Um ano depois de um primeiro acordo com as Nações Unidas, a ratificação deste texto permitirá levar à barra do tribunal alguns antigos dirigentes dos Khmers Vermelhos, acusados de genocídio e crimes contra a humanidade sob a liderança de Pol Pot, entre 1975 e 1979. Estima-se que tenham sido assassinados dois milhões de cambodjanos.

"A Assembleia Nacional decidiu ratificar o acordo entre o Cambodja e as Nações Unidas sobre a lei que regerá o processo dos líderes Khmers pelos crimes cometidos sob o regime do Kampuchea Democrático", de 1975 a 1979, anunciou o presidente da Assembleia Nacional, o príncipe Norodom Ranariddh.

Os 107 deputados presentes só precisaram de uma manhã para votar a lei.

A ratificação teve de esperar mais de um ano, período ao longo do qual o Cambodja não dispunha de uma Assembleia Nacional devido à incapacidade dos partidos políticos para se entenderem sobre a formação de um Governo de coligação depois das eleições de Julho 2003.

"Aquilo de que estávamos à espera cumpriu-se", congratulou-se o primeiro-ministro, Hun Sen. Amanhã, conforme exigências judicias, serão votadas 26 emendas às leis cambodjanas por forma a legitimar a constituição de um tribunal, assegurou Sen.

Sem avançar datas precisas, o chefe do Governo revelou que o dia em que o processo começar vai ser decretado feriado nacional e que as audiências terão cobertura televisiva.

O texto agora aprovado terá ainda de passar pelo crivo do Senado, do Conselho Constitucional e do rei Norodom Sihanuk, formalidades que deverão durar apenas algumas semanas.
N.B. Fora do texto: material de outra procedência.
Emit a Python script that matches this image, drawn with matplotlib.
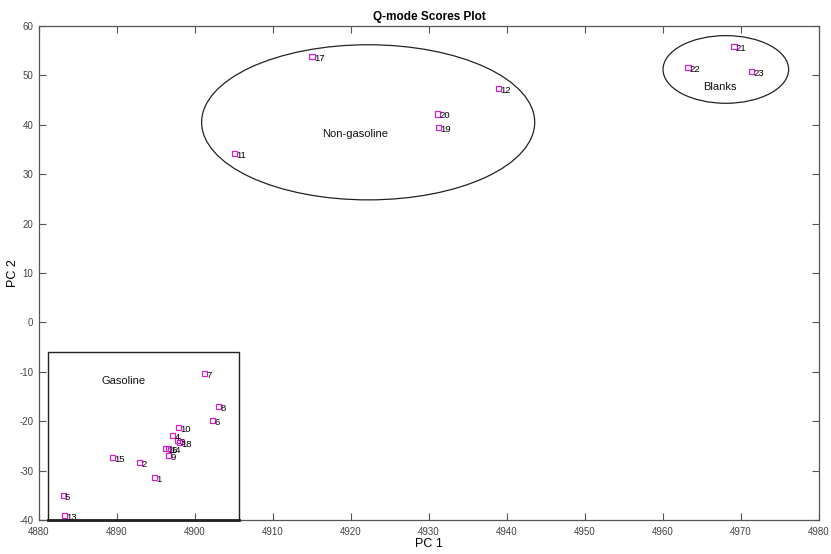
import matplotlib
matplotlib.use("Agg")
import matplotlib.pyplot as plt
from matplotlib.patches import Ellipse, Rectangle

# Sample scores on the first two principal components
sample_ids = ["1", "2", "3", "4", "5", "6", "7", "8", "9", "10", "11", "12",
              "13", "14", "15", "16", "17", "18", "19", "20", "21", "22", "23"]
pc1 = [4894.8, 4892.9, 4897.8, 4897.1, 4883.1, 4902.2, 4901.2, 4903.0, 4896.6,
       4897.9, 4905.1, 4938.9, 4883.3, 4896.6, 4889.4, 4896.2, 4915.0, 4898.0,
       4931.2, 4931.1, 4969.1, 4963.2, 4971.3]
pc2 = [-31.4, -28.3, -23.9, -22.9, -35.1, -19.8, -10.3, -17.1, -27.0,
       -21.2, 34.2, 47.4, -39.1, -25.6, -27.3, -25.5, 53.9, -24.3,
       39.4, 42.2, 55.8, 51.6, 50.75]

# Group outlines: (centre x, centre y, width, height)
nongas_ellipse = (4922.2, 40.5, 42.7, 31.4)
blanks_ellipse = (4968.05, 51.2, 16.1, 13.7)
gasoline_box = (4881.2, -40.0, 24.4, 34.0)  # (x0, y0, width, height)

group_labels = ["Gasoline", "Non-gasoline", "Blanks"]
group_label_x = [4890.8, 4920.5, 4967.3]
group_label_y = [-11.9, 38.1, 47.7]

xticks = list(range(4880, 4981, 10))
yticks = list(range(-40, 61, 10))

plt.rcParams["font.family"] = ["Liberation Sans", "DejaVu Sans"]
plt.rcParams["axes.unicode_minus"] = False

fig = plt.figure(figsize=(8.31, 5.54), dpi=100)
ax = fig.add_axes([0.0469, 0.0614, 0.9387, 0.8917])

ax.scatter(pc1, pc2, marker="s", s=14, facecolors="none",
           edgecolors="#d020d0", linewidths=0.9, zorder=3)
for sid, x, y in zip(sample_ids, pc1, pc2):
    ax.text(x + 0.25, y - 0.4, sid, fontsize=6.8, color="black",
            ha="left", va="center", zorder=4)

cx, cy, w, h = nongas_ellipse
ax.add_patch(Ellipse((cx, cy), w, h, fill=False, edgecolor="#222222", lw=0.9))
cx, cy, w, h = blanks_ellipse
ax.add_patch(Ellipse((cx, cy), w, h, fill=False, edgecolor="#222222", lw=0.9))
x0, y0, bw, bh = gasoline_box
ax.add_patch(Rectangle((x0, y0), bw, bh, fill=False, edgecolor="#222222",
                       lw=1.0, clip_on=False))
ax.plot([x0, x0 + bw], [y0, y0], color="#222222", lw=2.0, clip_on=False, zorder=5)

for txt, x, y in zip(group_labels, group_label_x, group_label_y):
    ax.text(x, y, txt, fontsize=8, ha="center", va="center", color="#111111")

ax.set_xlim(4880, 4980)
ax.set_ylim(-40, 60)
ax.set_xticks(xticks)
ax.set_yticks(yticks)
ax.tick_params(direction="in", length=5, width=0.8, top=True, right=True,
               labelsize=7, labelcolor="#444444", color="#555555")
ax.tick_params(axis="x", pad=5)
ax.tick_params(axis="y", pad=4)
for sp in ax.spines.values():
    sp.set_color("#555555")
    sp.set_linewidth(0.9)

ax.set_title("Q-mode Scores Plot", fontsize=8.5, fontweight="bold", pad=4)
ax.set_xlabel("PC 1", fontsize=9, labelpad=1)
ax.set_ylabel("PC 2", fontsize=9, labelpad=0)

fig.savefig("out.png", dpi=100)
O antigo chefe de Estado do KD Khieu Samphan, de 72 anos, é um dos dirigentes que deverá ser julgado. O ex-responsável disse hoje à AFP que "apoia plenamente esta ratificação". "Vou poder lavar o meu nome. Estou pronto a colaborar com o tribunal", afirmou.

Esta ratificação permitirá à ONU anunciar rapidamente o orçamento total do processo, um número aguardado pelos países dadores que querem saber com quanto dinheiro devem contribuir.

Segundo uma dezena de sondagens independentes, 80 por cento dos cambodjanos apoiam este processo. O país ainda não ultrapassou o trauma de um dos piores genocídios do século XX, que tocou quase todas as famílias. cambodjanas

Para Yuk Chhang, director do Centro de Documentação do Cambodja, que acumula provas e testemunhos das atrocidades cometidas tendo em vista a realização deste processo, a ratificação desta lei dá às vítimas "alguma esperança de que a justiça seja feita" e mostrará se o Governo "está a ser sincero nesta procura de justiça".

O acordo rubricado com a ONU demorou anos a ser negociado e conheceu várias peripécias.

As discussões, que começaram em 1999, foram interrompidas pelo secretário-geral da ONU, Kofi Annan, em Fevereiro de 2002, com o argumento de que as autoridades do Cambodja não ofereciam garantias de independência suficientes. Depois da votação de uma resolução proposta pela França e pelo Japão, as Nações Unidas retomaram as negociações que terminaram com um acordo histórico, assinado em Phnom Penh em Junho de 2003.